• [TASK DESCRIPTION] Reproduce nothing except the lines between the line with "Convert this chart to matplotlib code." and the line with "W, H = 577, 401", both ends included, and please leave out pictures.
##### RECORDS SHOWN #####
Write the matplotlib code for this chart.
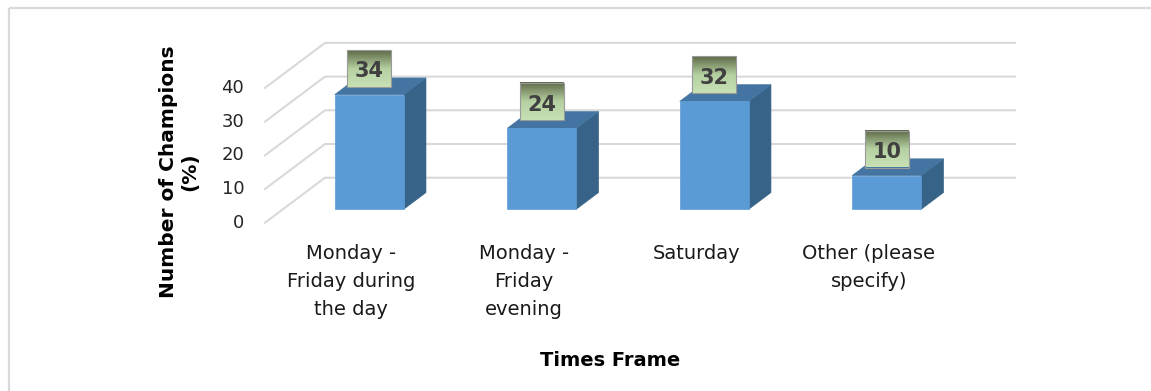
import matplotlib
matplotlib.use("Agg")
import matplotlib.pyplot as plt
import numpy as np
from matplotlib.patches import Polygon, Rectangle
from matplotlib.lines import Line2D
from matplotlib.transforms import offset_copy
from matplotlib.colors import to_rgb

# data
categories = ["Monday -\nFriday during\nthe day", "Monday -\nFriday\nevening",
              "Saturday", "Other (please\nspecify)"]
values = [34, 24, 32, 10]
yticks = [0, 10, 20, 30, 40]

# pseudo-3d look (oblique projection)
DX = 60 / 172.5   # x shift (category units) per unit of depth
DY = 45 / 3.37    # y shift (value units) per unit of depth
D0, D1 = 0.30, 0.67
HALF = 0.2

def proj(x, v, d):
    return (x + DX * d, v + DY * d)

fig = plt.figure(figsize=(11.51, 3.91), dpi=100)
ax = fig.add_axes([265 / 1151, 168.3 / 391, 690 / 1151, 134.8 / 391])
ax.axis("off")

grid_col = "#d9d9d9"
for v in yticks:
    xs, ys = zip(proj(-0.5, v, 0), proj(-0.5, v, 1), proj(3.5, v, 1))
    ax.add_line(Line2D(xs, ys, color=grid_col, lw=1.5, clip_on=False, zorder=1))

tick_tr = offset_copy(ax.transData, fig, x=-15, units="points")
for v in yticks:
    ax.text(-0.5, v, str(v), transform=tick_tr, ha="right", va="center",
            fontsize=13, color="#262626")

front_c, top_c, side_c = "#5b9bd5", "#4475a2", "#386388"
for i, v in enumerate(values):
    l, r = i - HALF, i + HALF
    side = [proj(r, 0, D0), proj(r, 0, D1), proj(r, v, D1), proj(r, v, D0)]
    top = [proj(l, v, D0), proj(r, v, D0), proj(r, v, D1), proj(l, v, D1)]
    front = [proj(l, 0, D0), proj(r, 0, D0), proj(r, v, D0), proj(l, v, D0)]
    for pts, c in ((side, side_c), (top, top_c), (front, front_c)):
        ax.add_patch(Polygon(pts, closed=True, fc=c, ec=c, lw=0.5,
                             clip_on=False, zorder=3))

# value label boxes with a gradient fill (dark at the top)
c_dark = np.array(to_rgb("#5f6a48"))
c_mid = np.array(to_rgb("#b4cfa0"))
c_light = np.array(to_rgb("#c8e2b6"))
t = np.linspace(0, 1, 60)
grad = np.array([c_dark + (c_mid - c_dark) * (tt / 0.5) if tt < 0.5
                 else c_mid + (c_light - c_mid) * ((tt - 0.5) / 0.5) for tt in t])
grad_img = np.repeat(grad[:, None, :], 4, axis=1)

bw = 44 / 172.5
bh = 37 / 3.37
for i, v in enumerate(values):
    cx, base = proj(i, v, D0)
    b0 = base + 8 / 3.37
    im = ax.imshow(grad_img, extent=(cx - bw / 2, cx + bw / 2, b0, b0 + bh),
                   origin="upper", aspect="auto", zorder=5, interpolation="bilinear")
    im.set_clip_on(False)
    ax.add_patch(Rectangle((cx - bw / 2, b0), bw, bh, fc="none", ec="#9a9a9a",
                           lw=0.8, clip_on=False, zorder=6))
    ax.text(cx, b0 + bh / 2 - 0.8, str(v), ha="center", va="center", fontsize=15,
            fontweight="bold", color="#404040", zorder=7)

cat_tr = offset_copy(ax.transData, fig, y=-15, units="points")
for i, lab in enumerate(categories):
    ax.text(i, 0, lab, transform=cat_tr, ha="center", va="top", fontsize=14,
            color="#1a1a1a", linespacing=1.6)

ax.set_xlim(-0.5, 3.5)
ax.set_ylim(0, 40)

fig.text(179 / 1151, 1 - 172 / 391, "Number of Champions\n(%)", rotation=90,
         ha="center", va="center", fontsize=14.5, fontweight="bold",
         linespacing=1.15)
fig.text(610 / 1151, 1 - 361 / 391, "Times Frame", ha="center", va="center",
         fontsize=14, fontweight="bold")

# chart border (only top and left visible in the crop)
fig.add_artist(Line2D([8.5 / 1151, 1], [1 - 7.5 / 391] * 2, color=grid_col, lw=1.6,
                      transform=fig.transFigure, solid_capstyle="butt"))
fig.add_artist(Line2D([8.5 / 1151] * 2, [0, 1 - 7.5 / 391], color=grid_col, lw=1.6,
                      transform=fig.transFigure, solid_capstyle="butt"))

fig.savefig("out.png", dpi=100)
#####
##### RECORDS SHOWN #####
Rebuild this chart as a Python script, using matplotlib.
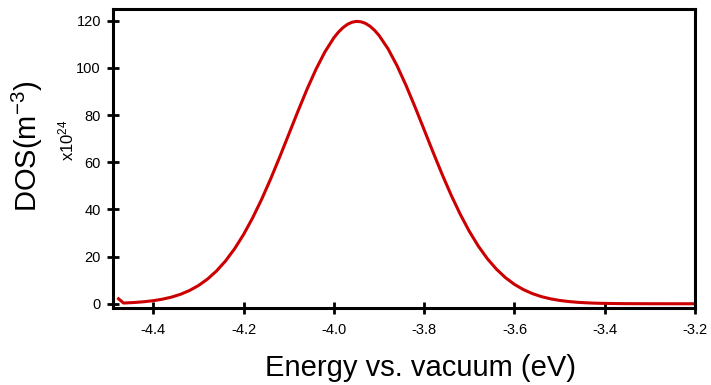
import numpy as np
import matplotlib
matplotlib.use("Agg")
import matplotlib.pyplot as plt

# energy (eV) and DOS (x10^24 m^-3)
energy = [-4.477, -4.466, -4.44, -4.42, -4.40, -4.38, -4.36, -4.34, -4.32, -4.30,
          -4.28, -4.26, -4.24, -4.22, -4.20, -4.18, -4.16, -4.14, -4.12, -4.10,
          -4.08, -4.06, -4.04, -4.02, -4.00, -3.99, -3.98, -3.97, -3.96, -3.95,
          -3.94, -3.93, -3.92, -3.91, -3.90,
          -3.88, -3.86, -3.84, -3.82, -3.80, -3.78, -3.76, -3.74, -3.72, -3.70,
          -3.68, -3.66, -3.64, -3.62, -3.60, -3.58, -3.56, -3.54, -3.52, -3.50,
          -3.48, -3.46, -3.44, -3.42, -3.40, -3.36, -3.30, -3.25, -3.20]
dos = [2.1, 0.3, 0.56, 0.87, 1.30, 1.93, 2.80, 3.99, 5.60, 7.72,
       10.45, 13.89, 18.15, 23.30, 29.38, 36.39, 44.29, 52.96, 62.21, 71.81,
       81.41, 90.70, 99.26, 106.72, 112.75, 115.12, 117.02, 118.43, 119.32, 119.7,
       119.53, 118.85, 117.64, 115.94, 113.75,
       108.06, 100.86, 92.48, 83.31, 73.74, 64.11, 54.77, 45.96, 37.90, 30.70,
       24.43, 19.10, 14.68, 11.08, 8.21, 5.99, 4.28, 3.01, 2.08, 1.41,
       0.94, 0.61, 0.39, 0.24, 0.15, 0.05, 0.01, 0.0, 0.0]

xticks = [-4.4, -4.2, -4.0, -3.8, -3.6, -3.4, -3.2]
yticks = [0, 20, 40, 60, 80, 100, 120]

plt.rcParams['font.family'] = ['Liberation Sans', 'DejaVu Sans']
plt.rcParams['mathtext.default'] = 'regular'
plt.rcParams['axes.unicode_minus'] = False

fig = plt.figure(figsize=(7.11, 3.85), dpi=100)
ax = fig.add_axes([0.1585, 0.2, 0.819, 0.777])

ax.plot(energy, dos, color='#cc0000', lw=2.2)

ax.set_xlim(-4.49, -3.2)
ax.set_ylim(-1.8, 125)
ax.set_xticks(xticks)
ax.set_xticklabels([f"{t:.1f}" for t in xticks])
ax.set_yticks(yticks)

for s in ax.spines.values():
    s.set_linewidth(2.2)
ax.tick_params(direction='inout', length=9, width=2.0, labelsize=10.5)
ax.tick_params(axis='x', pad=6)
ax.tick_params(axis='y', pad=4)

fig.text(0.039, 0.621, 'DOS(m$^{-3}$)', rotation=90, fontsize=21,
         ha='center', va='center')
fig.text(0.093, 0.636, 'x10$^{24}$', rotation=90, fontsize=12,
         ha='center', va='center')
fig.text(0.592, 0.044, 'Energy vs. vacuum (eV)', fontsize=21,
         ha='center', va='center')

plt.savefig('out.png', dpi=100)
#####
##### RECORDS SHOWN #####
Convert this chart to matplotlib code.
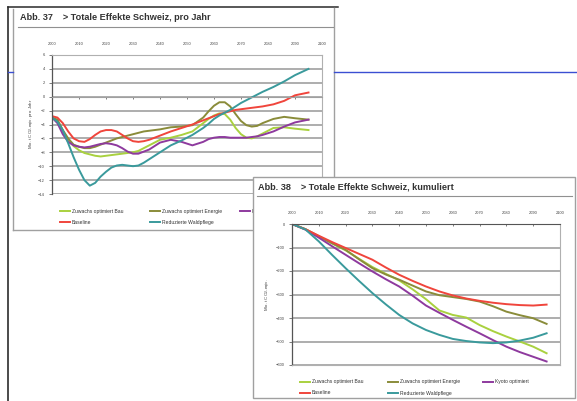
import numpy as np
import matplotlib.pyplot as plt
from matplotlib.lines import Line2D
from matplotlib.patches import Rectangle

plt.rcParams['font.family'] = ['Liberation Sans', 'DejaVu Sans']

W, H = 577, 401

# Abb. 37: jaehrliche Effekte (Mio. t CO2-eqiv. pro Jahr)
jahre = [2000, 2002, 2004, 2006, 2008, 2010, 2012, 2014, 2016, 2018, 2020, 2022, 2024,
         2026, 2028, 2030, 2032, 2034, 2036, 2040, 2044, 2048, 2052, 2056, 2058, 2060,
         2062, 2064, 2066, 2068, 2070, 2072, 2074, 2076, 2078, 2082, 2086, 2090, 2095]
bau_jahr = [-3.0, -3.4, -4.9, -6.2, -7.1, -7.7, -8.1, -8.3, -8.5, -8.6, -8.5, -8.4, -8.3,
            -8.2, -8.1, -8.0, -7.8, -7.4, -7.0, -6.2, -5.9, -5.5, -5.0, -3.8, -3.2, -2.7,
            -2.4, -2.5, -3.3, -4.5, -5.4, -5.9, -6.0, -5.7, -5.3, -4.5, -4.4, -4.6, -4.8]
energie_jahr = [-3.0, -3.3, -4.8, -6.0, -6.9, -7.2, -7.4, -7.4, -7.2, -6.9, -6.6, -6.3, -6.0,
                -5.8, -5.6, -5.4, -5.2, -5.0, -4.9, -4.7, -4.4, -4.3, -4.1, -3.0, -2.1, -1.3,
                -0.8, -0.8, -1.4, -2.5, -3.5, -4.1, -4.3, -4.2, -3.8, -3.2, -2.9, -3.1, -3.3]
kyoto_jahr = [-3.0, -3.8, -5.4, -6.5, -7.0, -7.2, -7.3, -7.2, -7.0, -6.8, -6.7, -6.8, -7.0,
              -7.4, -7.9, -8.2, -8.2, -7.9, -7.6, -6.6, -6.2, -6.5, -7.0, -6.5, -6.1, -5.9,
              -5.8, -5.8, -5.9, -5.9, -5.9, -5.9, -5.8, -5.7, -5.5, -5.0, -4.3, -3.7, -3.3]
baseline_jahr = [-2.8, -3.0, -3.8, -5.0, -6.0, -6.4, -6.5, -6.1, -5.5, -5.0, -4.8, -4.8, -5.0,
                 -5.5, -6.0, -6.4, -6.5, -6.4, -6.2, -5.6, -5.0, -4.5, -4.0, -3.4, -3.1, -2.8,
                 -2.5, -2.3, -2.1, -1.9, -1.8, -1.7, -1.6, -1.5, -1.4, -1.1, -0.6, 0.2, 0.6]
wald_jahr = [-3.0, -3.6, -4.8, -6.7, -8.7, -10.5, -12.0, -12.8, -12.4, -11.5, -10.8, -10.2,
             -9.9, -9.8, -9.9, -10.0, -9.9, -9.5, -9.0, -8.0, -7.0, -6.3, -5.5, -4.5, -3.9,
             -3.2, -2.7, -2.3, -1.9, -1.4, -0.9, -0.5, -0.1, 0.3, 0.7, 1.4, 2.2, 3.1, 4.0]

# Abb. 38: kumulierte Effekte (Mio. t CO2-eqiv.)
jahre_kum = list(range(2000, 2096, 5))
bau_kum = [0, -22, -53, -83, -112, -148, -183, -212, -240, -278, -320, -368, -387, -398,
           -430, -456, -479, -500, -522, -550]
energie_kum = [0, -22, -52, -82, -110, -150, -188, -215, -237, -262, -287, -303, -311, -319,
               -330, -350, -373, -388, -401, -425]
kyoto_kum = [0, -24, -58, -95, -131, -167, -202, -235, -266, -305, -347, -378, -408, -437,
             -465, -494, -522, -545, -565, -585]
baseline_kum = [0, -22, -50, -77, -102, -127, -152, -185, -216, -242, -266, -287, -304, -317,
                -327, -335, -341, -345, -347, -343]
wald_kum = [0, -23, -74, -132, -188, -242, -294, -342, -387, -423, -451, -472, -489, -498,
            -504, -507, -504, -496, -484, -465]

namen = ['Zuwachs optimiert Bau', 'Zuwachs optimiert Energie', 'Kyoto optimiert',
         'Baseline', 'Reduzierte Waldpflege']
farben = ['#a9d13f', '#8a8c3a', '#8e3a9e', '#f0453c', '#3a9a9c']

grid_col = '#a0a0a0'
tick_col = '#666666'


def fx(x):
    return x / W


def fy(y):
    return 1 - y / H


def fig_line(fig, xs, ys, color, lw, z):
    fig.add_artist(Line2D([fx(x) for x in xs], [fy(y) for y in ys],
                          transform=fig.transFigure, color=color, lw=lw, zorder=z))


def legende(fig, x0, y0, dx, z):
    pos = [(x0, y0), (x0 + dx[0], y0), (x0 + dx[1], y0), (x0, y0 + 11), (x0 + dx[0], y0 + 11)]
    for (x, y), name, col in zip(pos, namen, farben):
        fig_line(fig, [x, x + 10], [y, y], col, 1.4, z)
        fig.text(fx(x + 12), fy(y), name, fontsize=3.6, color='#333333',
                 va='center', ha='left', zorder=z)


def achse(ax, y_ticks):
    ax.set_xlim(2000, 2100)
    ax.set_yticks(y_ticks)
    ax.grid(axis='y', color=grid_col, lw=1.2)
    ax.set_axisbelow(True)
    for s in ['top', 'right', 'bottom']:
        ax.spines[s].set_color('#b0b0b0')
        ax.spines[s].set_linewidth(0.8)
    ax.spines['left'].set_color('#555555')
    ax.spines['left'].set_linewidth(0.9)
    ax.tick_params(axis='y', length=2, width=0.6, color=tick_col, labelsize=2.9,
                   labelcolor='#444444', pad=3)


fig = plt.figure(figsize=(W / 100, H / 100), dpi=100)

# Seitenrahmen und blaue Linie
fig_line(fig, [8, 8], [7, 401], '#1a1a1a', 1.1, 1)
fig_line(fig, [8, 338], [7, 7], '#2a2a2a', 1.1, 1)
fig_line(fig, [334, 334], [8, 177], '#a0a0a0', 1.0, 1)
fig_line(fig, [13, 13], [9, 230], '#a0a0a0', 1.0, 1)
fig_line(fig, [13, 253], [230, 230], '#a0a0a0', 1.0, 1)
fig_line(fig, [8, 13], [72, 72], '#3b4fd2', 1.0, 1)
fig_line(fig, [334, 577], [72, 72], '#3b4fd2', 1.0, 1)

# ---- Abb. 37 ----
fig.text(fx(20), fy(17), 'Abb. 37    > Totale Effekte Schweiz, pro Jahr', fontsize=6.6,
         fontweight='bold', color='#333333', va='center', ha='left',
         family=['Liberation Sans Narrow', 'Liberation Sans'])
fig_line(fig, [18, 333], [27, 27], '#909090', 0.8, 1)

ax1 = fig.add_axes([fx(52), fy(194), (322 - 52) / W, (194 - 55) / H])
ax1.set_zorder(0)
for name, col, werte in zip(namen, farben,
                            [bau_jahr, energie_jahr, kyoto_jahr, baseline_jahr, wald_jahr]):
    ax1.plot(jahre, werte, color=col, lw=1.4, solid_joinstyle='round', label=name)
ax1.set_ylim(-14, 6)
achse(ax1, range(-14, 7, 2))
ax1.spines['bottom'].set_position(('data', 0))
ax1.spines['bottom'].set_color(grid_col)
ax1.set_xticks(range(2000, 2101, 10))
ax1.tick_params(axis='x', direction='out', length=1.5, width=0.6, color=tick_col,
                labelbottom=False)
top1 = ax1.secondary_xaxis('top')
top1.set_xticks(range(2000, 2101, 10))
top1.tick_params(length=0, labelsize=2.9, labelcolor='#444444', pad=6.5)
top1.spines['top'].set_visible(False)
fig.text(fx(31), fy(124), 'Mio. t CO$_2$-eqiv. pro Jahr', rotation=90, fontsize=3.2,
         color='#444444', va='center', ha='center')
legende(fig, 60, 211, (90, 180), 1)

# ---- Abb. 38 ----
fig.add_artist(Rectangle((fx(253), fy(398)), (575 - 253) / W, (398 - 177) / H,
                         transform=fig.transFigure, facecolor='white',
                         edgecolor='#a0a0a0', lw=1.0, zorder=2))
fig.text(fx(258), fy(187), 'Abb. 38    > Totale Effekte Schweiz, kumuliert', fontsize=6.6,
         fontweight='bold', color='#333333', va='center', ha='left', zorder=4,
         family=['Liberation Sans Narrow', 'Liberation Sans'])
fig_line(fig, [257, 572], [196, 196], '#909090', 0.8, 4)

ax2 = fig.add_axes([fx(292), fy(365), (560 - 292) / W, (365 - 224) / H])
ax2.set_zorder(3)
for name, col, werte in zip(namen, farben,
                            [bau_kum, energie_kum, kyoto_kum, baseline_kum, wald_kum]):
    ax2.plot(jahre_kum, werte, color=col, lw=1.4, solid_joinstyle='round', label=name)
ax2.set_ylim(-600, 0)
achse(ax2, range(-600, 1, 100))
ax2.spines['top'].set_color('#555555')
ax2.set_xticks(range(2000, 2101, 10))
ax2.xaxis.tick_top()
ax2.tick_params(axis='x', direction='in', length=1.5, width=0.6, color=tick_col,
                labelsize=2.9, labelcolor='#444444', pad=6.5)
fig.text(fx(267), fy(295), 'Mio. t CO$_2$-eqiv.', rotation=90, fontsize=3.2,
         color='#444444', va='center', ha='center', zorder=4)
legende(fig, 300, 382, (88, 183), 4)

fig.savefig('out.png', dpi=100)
#####
• [REPLY TO THE TASK]
Convert this chart to matplotlib code.
import numpy as np
import matplotlib.pyplot as plt
from matplotlib.lines import Line2D
from matplotlib.patches import Rectangle

plt.rcParams['font.family'] = ['Liberation Sans', 'DejaVu Sans']

W, H = 577, 401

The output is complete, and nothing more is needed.